### [DIRECTION]
Reproduce, character for character, the lines below from the first through the one with "best_row = 4". Leave pictures out.

### [DATA EXCERPT]

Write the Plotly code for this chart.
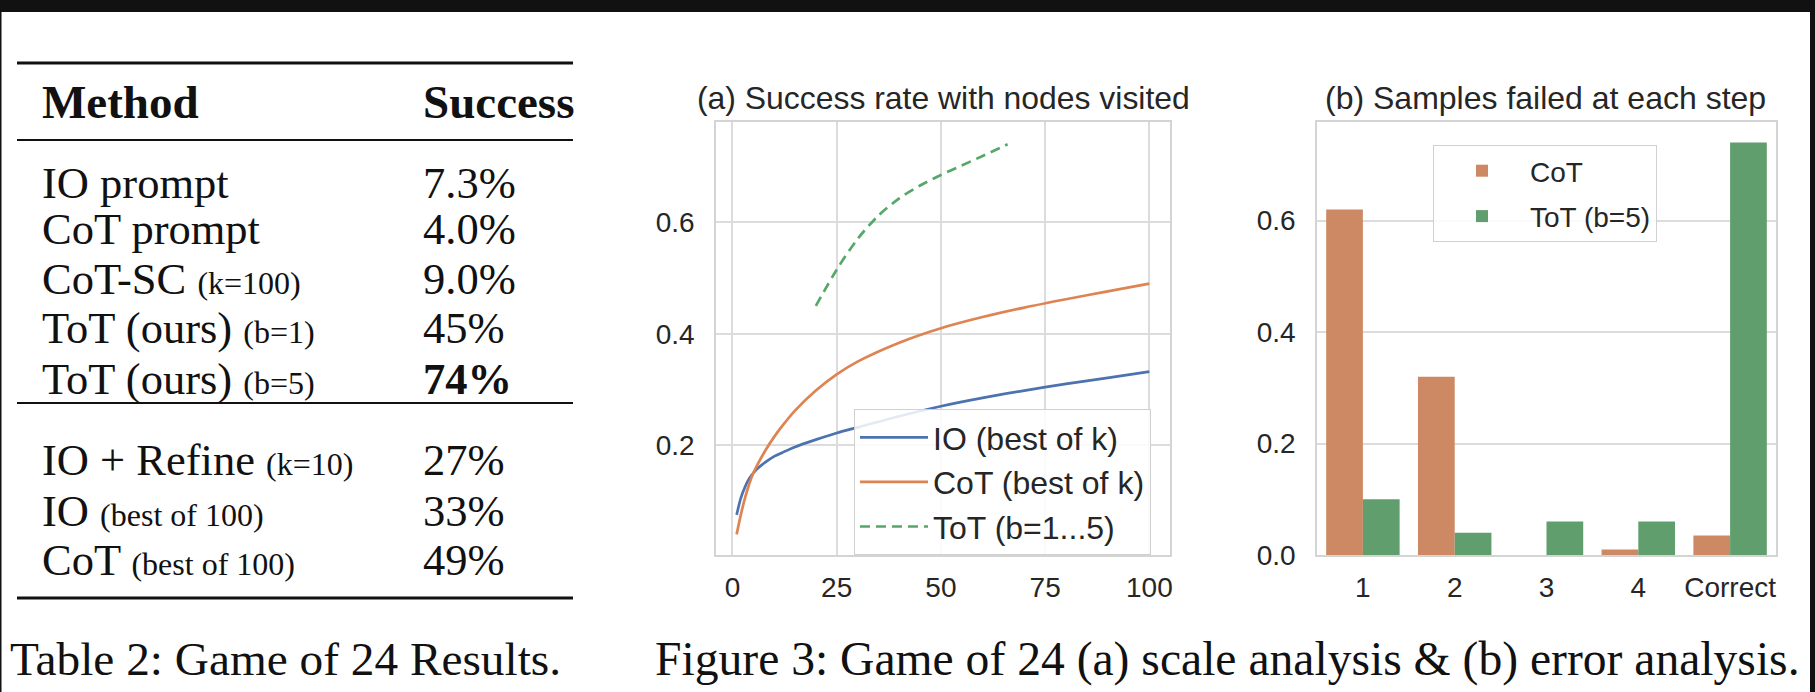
import plotly.graph_objects as go

# ---------------- data ----------------
# Table 2
methods = ["IO prompt", "CoT prompt", "CoT-SC", "ToT (ours)", "ToT (ours)",
           "IO + Refine", "IO", "CoT"]
method_notes = ["", "", "(k=100)", "(b=1)", "(b=5)", "(k=10)", "(best of 100)", "(best of 100)"]
success = ["7.3%", "4.0%", "9.0%", "45%", "74%", "27%", "33%", "49%"]
best_row = 4

# Figure 3 (a): success rate vs nodes visited
k_nodes = [1, 2, 3, 4, 5, 6, 8, 10, 12, 15, 20, 25, 30, 40, 50, 60, 70, 80, 90, 100]
io_rate = [0.075, 0.105, 0.125, 0.14, 0.15, 0.158, 0.17, 0.18, 0.187, 0.197, 0.21, 0.222,
           0.232, 0.252, 0.27, 0.285, 0.298, 0.31, 0.321, 0.332]
cot_rate = [0.04, 0.075, 0.105, 0.13, 0.15, 0.165, 0.192, 0.215, 0.235, 0.262, 0.298, 0.327,
            0.35, 0.384, 0.41, 0.43, 0.447, 0.462, 0.476, 0.49]
tot_nodes = [20, 25, 30, 35, 40, 45, 50, 55, 60, 66]
tot_rate = [0.45, 0.515, 0.57, 0.612, 0.643, 0.666, 0.685, 0.702, 0.719, 0.74]

# Figure 3 (b): samples failed at each step
steps = ["1", "2", "3", "4", "Correct"]
cot_fail = [0.62, 0.32, 0.0, 0.01, 0.035]
tot_fail = [0.10, 0.04, 0.06, 0.06, 0.74]

# ---------------- layout helpers ----------------
W, H = 1815, 692
def px(x):
    return x / W
def py(y):
    return 1 - y / H

SANS = "Liberation Sans, Arial, sans-serif"
SERIF = "Liberation Serif, Times New Roman, serif"
TXT = "#262626"
GRID = "#dcdcdc"
FRAME = "#d4d4d4"
INK = "#111111"

fig = go.Figure()
fig.add_trace(go.Scatter(x=k_nodes, y=io_rate, mode="lines", name="IO (best of k)",
                         line=dict(color="#4c72b0", width=2.7, shape="spline", smoothing=0.8),
                         xaxis="x", yaxis="y", legend="legend", legendgroup="a1"))
fig.add_trace(go.Scatter(x=k_nodes, y=cot_rate, mode="lines", name="CoT (best of k)",
                         line=dict(color="#dd8452", width=2.7, shape="spline", smoothing=0.8),
                         xaxis="x", yaxis="y", legend="legend", legendgroup="a2"))
fig.add_trace(go.Scatter(x=tot_nodes, y=tot_rate, mode="lines", name="ToT (b=1...5)",
                         line=dict(color="#55a868", width=2.7, dash="10px,6px", shape="spline", smoothing=0.8),
                         xaxis="x", yaxis="y", legend="legend", legendgroup="a3"))
fig.add_trace(go.Bar(x=steps, y=cot_fail, name="CoT", marker=dict(color="#cc8963", line=dict(width=0)),
                     xaxis="x2", yaxis="y2", legend="legend2", legendgroup="b1"))
fig.add_trace(go.Bar(x=steps, y=tot_fail, name="ToT (b=5)", marker=dict(color="#609e6e", line=dict(width=0)),
                     xaxis="x2", yaxis="y2", legend="legend2", legendgroup="b2"))

axis_common = dict(showline=True, linecolor=FRAME, linewidth=1.5, mirror=True,
                   zeroline=False, gridcolor=GRID, gridwidth=1.5, automargin=False,
                   tickfont=dict(family=SANS, size=28, color=TXT), ticks="")

fig.update_layout(
    width=W, height=H, margin=dict(l=0, r=0, t=0, b=0, autoexpand=False),
    paper_bgcolor="white", plot_bgcolor="white",
    barmode="group", bargap=0.2, bargroupgap=0.0,
    xaxis=dict(domain=[px(716), px(1170)], range=[-3.95, 104.95],
               tickvals=[0, 25, 50, 75, 100], anchor="y", showgrid=True,
               ticklabelstandoff=7, **axis_common),
    yaxis=dict(domain=[py(555), py(122)], range=[0.003, 0.78],
               tickvals=[0.2, 0.4, 0.6], tickformat=".1f", anchor="x", showgrid=True,
               ticklabelstandoff=14, **axis_common),
    xaxis2=dict(domain=[px(1317), px(1776)], type="category", range=[-0.5, 4.5],
                anchor="y2", showgrid=False, ticklabelstandoff=7, **axis_common),
    yaxis2=dict(domain=[py(555), py(122)], range=[0, 0.777],
                tickvals=[0, 0.2, 0.4, 0.6], tickformat=".1f", anchor="x2", showgrid=True,
                ticklabelstandoff=14, **axis_common),
    legend=dict(x=px(854), y=py(409), xanchor="left", yanchor="top",
                bgcolor="rgba(255,255,255,0.85)", bordercolor="#d0d0d0", borderwidth=1,
                font=dict(family=SANS, size=32, color=TXT), tracegroupgap=0,
                traceorder="grouped", itemwidth=68),
    legend2=dict(x=px(1433), y=py(145), xanchor="left", yanchor="top",
                 bgcolor="rgba(255,255,255,0.85)", bordercolor="#d0d0d0", borderwidth=1,
                 font=dict(family=SANS, size=28, color=TXT), tracegroupgap=6,
                 traceorder="grouped", itemwidth=86),
    showlegend=True,
)

shapes = []
# dark screenshot band at top and thin side borders
shapes.append(dict(type="rect", xref="paper", yref="paper", x0=0, x1=1, y0=py(12), y1=1,
                   fillcolor=INK, line=dict(width=0), layer="above"))
shapes.append(dict(type="rect", xref="paper", yref="paper", x0=0, x1=px(1.5), y0=0, y1=1,
                   fillcolor=INK, line=dict(width=0), layer="above"))
shapes.append(dict(type="rect", xref="paper", yref="paper", x0=px(1810), x1=1, y0=0, y1=1,
                   fillcolor=INK, line=dict(width=0), layer="above"))
# booktabs rules
for yy, lw in [(63, 3), (140, 1.8), (403, 1.8), (598, 3)]:
    shapes.append(dict(type="line", xref="paper", yref="paper", x0=px(17), x1=px(573),
                       y0=py(yy), y1=py(yy), line=dict(color=INK, width=lw)))

annotations = []
annotations.append(dict(text="(a) Success rate with nodes visited", x=px(944), y=py(98),
                        xref="paper", yref="paper", showarrow=False, xanchor="center", yanchor="middle",
                        font=dict(family=SANS, size=31.9, color=TXT)))
annotations.append(dict(text="(b) Samples failed at each step", x=px(1545), y=py(98),
                        xref="paper", yref="paper", showarrow=False, xanchor="center", yanchor="middle",
                        font=dict(family=SANS, size=32, color=TXT)))

col1, col2 = 40, 421
annotations.append(dict(text="<b>Method</b>", x=px(col1), y=py(102), xref="paper", yref="paper",
                        showarrow=False, xanchor="left", yanchor="middle",
                        font=dict(family=SERIF, size=47, color=INK)))
annotations.append(dict(text="<b>Success</b>", x=px(col2), y=py(102), xref="paper", yref="paper",
                        showarrow=False, xanchor="left", yanchor="middle",
                        font=dict(family=SERIF, size=47, color=INK)))
row_y = [183, 229, 279, 328, 379, 460, 511, 560]
for i, (m, n, s) in enumerate(zip(methods, method_notes, success)):
    label = m if not n else f"{m} <span style='font-size:32px'>{n}</span>"
    val = f"<b>{s}</b>" if i == best_row else s
    annotations.append(dict(text=label, x=px(col1), y=py(row_y[i]), xref="paper", yref="paper",
                            showarrow=False, xanchor="left", yanchor="middle",
                            font=dict(family=SERIF, size=44.5, color=INK)))
    annotations.append(dict(text=val, x=px(col2), y=py(row_y[i]), xref="paper", yref="paper",
                            showarrow=False, xanchor="left", yanchor="middle",
                            font=dict(family=SERIF, size=44.5, color=INK)))

annotations.append(dict(text="Table 2: Game of 24 Results.", x=px(8), y=py(659), xref="paper", yref="paper",
                        showarrow=False, xanchor="left", yanchor="middle",
                        font=dict(family=SERIF, size=47.3, color=INK)))
annotations.append(dict(text="Figure 3: Game of 24 (a) scale analysis &amp; (b) error analysis.",
                        x=px(653), y=py(659), xref="paper", yref="paper",
                        showarrow=False, xanchor="left", yanchor="middle",
                        font=dict(family=SERIF, size=47.6, color=INK)))
fig.update_layout(shapes=shapes, annotations=annotations)

# remove the page's default body margin so the figure fills the window exactly
fig.write_html("out.html", config={"displayModeBar": False},
               post_script="document.body.style.margin='0px';")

### [RESULT FOR THIS TASK]
Write the Plotly code for this chart.
import plotly.graph_objects as go

# ---------------- data ----------------
# Table 2
methods = ["IO prompt", "CoT prompt", "CoT-SC", "ToT (ours)", "ToT (ours)",
           "IO + Refine", "IO", "CoT"]
method_notes = ["", "", "(k=100)", "(b=1)", "(b=5)", "(k=10)", "(best of 100)", "(best of 100)"]
success = ["7.3%", "4.0%", "9.0%", "45%", "74%", "27%", "33%", "49%"]
best_row = 4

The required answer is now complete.